Discovery Communications Inc., the Bethesda-based parent of the Discovery Channel, will launch five new cable channels in 1996 -- a decisive expression of optimism about prospects for the cable industry.
Jim Boyle, the company's vice president for communications, said Discovery will roll out three specialized channels in January. One would carry programs on nature while another would be devoted to children's programming. He said a third would be a lifestyle or "how-to" channel.
Mr. Boyle said Discovery envisions these channels as additions to cable systems' "expanded basic" program packages, typically the most popular level of service. Another two, which would focus on history and science, will be added in mid-1996 as pay-per-view or premium offerings, he said.
The channels have not yet been named because the company was not planning an announcement so soon, Mr. Boyle said, noting that the news was first reported in the trade journal Multichannel News.
Discovery's decision is a powerful indicator of bullishness at the top levels of the cable industry.
The company, which also produces the Learning Channel, is co-owned by Liberty Media, a division of John Malone's Tele-Communications Inc., the nation's largest cable operator. Other investors include Cox Communications and Advance/Newhouse Communications, giving Discovery three large operators that will undoubtedly be receptive to the new channels.
The cable industry had been in the doldrums since the passage of the Cable Act of 1992, which imposed price regulation on the industry. But a recent relaxation in the Federal Communications Commission's rules for adding new channels has given the industry a boost, said Jim Ewalt, executive vice president of the Cable Telecommunications Association.
Mr. Ewalt said that except for Encore's recent decision to add six or seven new channels, Discovery's announcement was the largest expansion he has seen by a single cable programmer.
"People think there's money in providing program-ming product to the cable operators," Mr. Ewalt said.
Mr. Boyle said Discovery's decision was largely based on its confidence that a sweeping telecommunications reform bill pending in Congress will pass.
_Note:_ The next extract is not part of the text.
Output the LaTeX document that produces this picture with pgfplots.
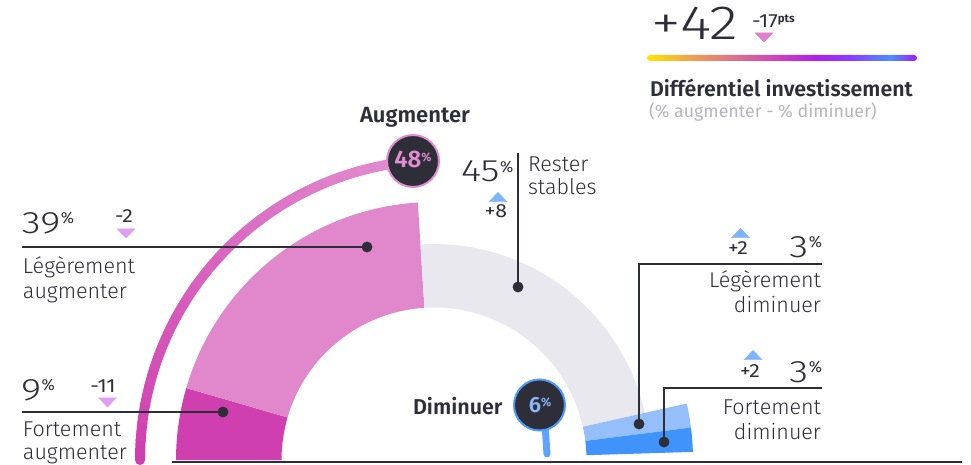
\documentclass[border=0pt]{standalone}
\usepackage{pgfplots}
\pgfplotsset{compat=1.18}
\usepackage{fontspec}
\setmainfont{Fira Sans}
\newfontfamily\lightfont{Fira Sans Light}
\newfontfamily\semifont{Fira Sans SemiBold}
\definecolor{ink}{HTML}{2E2E38}
\definecolor{dpink}{HTML}{CF3FAF}
\definecolor{lpink}{HTML}{E188CD}
\definecolor{greyseg}{HTML}{E9E8EE}
\definecolor{lblue}{HTML}{94BFFA}
\definecolor{dblue}{HTML}{3F93FB}
\definecolor{arcpink}{HTML}{E38DD0}
\definecolor{tri}{HTML}{DDA0F2}
\definecolor{trip}{HTML}{E07FCB}
\definecolor{triblue}{HTML}{7DB3FF}
\definecolor{subgrey}{HTML}{B4B4C0}
\definecolor{ring}{HTML}{4D9BFF}
\definecolor{sixtxt}{HTML}{8AB8FF}
\definecolor{stick}{HTML}{5EA4FF}
\definecolor{g0}{HTML}{FFE600}
\definecolor{g1}{HTML}{EE9A55}
\definecolor{g2}{HTML}{DA6A95}
\definecolor{g3}{HTML}{CC3CBF}
\definecolor{g4}{HTML}{B020E8}
\definecolor{g5}{HTML}{8A3CFF}
\definecolor{g6}{HTML}{4A8FFF}
\definecolor{g7}{HTML}{A01EF0}
\pgfdeclarehorizontalshading{eybar}{100bp}{color(0bp)=(g0); color(25bp)=(g0); color(34bp)=(g1); color(42.5bp)=(g2); color(50bp)=(g3); color(56bp)=(g4); color(62.5bp)=(g5); color(70bp)=(g6); color(75bp)=(g7); color(100bp)=(g7)}
\newcommand\fs[1]{\fontsize{#1}{#1}\selectfont}
\newcommand\pc[2]{\raisebox{#1}{\fs{#2}\%}}
\newcommand\pcr{\hspace{0.5pt}\raisebox{9.5pt}{\normalfont\fs{16}\%}}
\newcommand\bn[1]{\scalebox{1.25}[1]{#1}}
\newcommand\sn[1]{\scalebox{1.12}[1]{#1}}
% data: shares in %
\def\vFA{9}\def\vLA{39}\def\vRS{45}\def\vLD{3}\def\vFD{3}
\pgfmathsetmacro\aA{180-1.8*\vFA}
\pgfmathsetmacro\aB{\aA-1.8*\vLA}
\pgfmathsetmacro\aC{\aB-1.8*\vRS}
\pgfmathsetmacro\aD{\aC-1.8*\vLD}
\pgfmathsetmacro\aE{\aD-1.8*\vFD}
\newcommand\sector[5]{\fill[#1] ([shift={(#2:#5pt)}]axis cs:434,4) arc[start angle=#2,end angle=#3,radius=#5pt] -- ([shift={(#3:#4pt)}]axis cs:434,4) arc[start angle=#3,end angle=#2,radius=#4pt] -- cycle;}
\begin{document}
\begin{tikzpicture}[every node/.style={inner sep=0pt,outer sep=0pt,text=ink}]
\begin{axis}[width=971pt,height=464pt,scale only axis,xmin=0,xmax=971,ymin=0,ymax=464,hide axis,clip=false]
\sector{dpink}{180}{\aA}{152.5}{258}
\sector{lpink}{\aA}{\aB}{152.5}{258}
\sector{greyseg}{\aB}{\aC}{152.5}{216}
\sector{lblue}{\aC}{\aD}{152.5}{259}
\sector{dblue}{\aD}{\aE}{152.5}{259}
% outer gradient arc
\draw[dpink, line width=10pt, line cap=round] ([shift={(180:300pt)}]axis cs:440,4) arc[start angle=180,end angle=178,radius=300pt];
\foreach \k in {0,...,23}{
  \pgfmathsetmacro\sa{180-\k*(180-95.2)/24}
  \pgfmathsetmacro\ea{180-(\k+1)*(180-95.2)/24-0.3}
  \pgfmathtruncatemacro\m{100-\k*100/23}
  \edef\tmp{\noexpand\draw[dpink!\m!arcpink, line width=10pt] ([shift={(\sa:300pt)}]axis cs:440,4) arc[start angle=\sa,end angle=\ea,radius=300pt];}
  \tmp
}
% baseline
\draw[ink, line width=2pt] (axis cs:172,2) -- (axis cs:962,2);
% connectors
\draw[ink, line width=1.3pt] (axis cs:22,217) -- (axis cs:367,217);
\draw[ink, line width=1.3pt] (axis cs:22,52) -- (axis cs:223,52);
\draw[ink, line width=1.3pt] (axis cs:518,311) -- (axis cs:518,177);
\draw[ink, line width=1.3pt] (axis cs:822,200) -- (axis cs:639,200) -- (axis cs:639,40);
\draw[ink, line width=1.3pt] (axis cs:822,76) -- (axis cs:664,76) -- (axis cs:664,22);
\addplot[only marks, mark=*, mark size=5.2pt, color=ink] coordinates {(223,52) (367,217) (518,177) (639,40) (664,22)};
% triangles (change markers)
\addplot[only marks, mark=triangle*, mark size=10.4pt, color=trip, mark options={yscale=-0.6}] coordinates {(764,428.1)};
\addplot[only marks, mark=triangle*, mark size=10.4pt, color=tri, mark options={yscale=-0.6}] coordinates {(126,232.1) (107.5,63.1)};
\addplot[only marks, mark=triangle*, mark size=10.4pt, color=triblue, mark options={yscale=0.6}] coordinates {(498,265.4) (740.5,229.4) (753,107.4)};
% top right block
\node[anchor=base west, font=\lightfont\fs{48}] at (axis cs:651,424) {\bn{+42}};
\node[anchor=base west, font=\fs{19}] at (axis cs:752,436) {\sn{-17}\raisebox{5pt}{\fs{11.5}\bfseries pts}};
\shade[shading=eybar, rounded corners=3pt] (axis cs:647,403) rectangle (axis cs:917,409);
\node[anchor=base west, font=\semifont\fs{21.3}] at (axis cs:650,367) {Différentiel investissement};
\node[anchor=base west, font=\fs{17.8}, text=subgrey] at (axis cs:649,346) {(\% augmenter - \% diminuer)};
% Augmenter
\node[anchor=base, font=\semifont\fs{22}] at (axis cs:415,341) {Augmenter};
\draw[arcpink, line width=2pt, fill=ink] (axis cs:413,303) circle[radius=26pt];
\node[anchor=base, font=\semifont\fs{24}, text=arcpink] at (axis cs:413,296) {48\pc{6pt}{12}};
% Rester stables
\node[anchor=base west, font=\lightfont\fs{31}] at (axis cs:461,282) {\bn{45}\pcr};
\node[anchor=base west, font=\lightfont\fs{21.5}] at (axis cs:528,292) {Rester};
\node[anchor=base west, font=\lightfont\fs{21.5}] at (axis cs:528,269) {stables};
\node[anchor=base, font=\fs{19}] at (axis cs:496,246) {\sn{+8}};
% left labels
\node[anchor=base west, font=\lightfont\fs{31}] at (axis cs:22,231) {\bn{39}\pcr};
\node[anchor=base, font=\fs{19}] at (axis cs:124,241) {\sn{-2}};
\node[anchor=base west, font=\lightfont\fs{21.5}] at (axis cs:23,191) {Légèrement};
\node[anchor=base west, font=\lightfont\fs{21.5}] at (axis cs:23,166) {augmenter};
\node[anchor=base west, font=\lightfont\fs{31}] at (axis cs:21,64) {\bn{9}\pcr};
\node[anchor=base, font=\fs{19}] at (axis cs:103,72) {\sn{-11}};
\node[anchor=base west, font=\lightfont\fs{21.5}] at (axis cs:23,28) {Fortement};
\node[anchor=base west, font=\lightfont\fs{21.5}] at (axis cs:23,5) {augmenter};
% right labels
\node[anchor=base east, font=\lightfont\fs{31}] at (axis cs:822,207) {\bn{3}\pcr};
\node[anchor=base, font=\fs{19}] at (axis cs:738,210) {\sn{+2}};
\node[anchor=base east, font=\lightfont\fs{21.5}] at (axis cs:821,177) {Légèrement};
\node[anchor=base east, font=\lightfont\fs{21.5}] at (axis cs:821,152) {diminuer};
\node[anchor=base east, font=\lightfont\fs{31}] at (axis cs:822,82) {\bn{3}\pcr};
\node[anchor=base, font=\fs{19}] at (axis cs:750,87) {\sn{+2}};
\node[anchor=base east, font=\lightfont\fs{21.5}] at (axis cs:821,50) {Fortement};
\node[anchor=base east, font=\lightfont\fs{21.5}] at (axis cs:821,25) {diminuer};
% Diminuer
\node[anchor=base west, font=\semifont\fs{21.5}] at (axis cs:413,50) {Diminuer};
\draw[stick, line width=7pt, line cap=round] (axis cs:545,40) -- (axis cs:547,10);
\draw[ring, line width=2pt, fill=ink] (axis cs:539.5,59) circle[radius=25.5pt];
\node[anchor=base, font=\semifont\fs{22}, text=sixtxt] at (axis cs:540,52) {6\pc{6pt}{12}};
\end{axis}
\pgfresetboundingbox
\useasboundingbox (current axis.south west) rectangle (current axis.north east);
\end{tikzpicture}
\end{document}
The bill, which would lift most cable regulation, will encourage cable systems to add new channel capacity, he said.
"A lot of systems are just on hold because they can't get financing because of the uncertainty that's hanging over the telecommunications industry," Mr. Boyle said.
The Discovery spokesman said the company is also betting on advances in digital technology to increase cable system capacity.
"There will be -- even though everyone's been talking about it for three years -- an explosion in channel capacity," he said.
In a separate development, Discovery said Judith McHale has been promoted to president and chief operating officer.
In addition, Discovery named Gregory Moyer president and chief editorial and creative officer.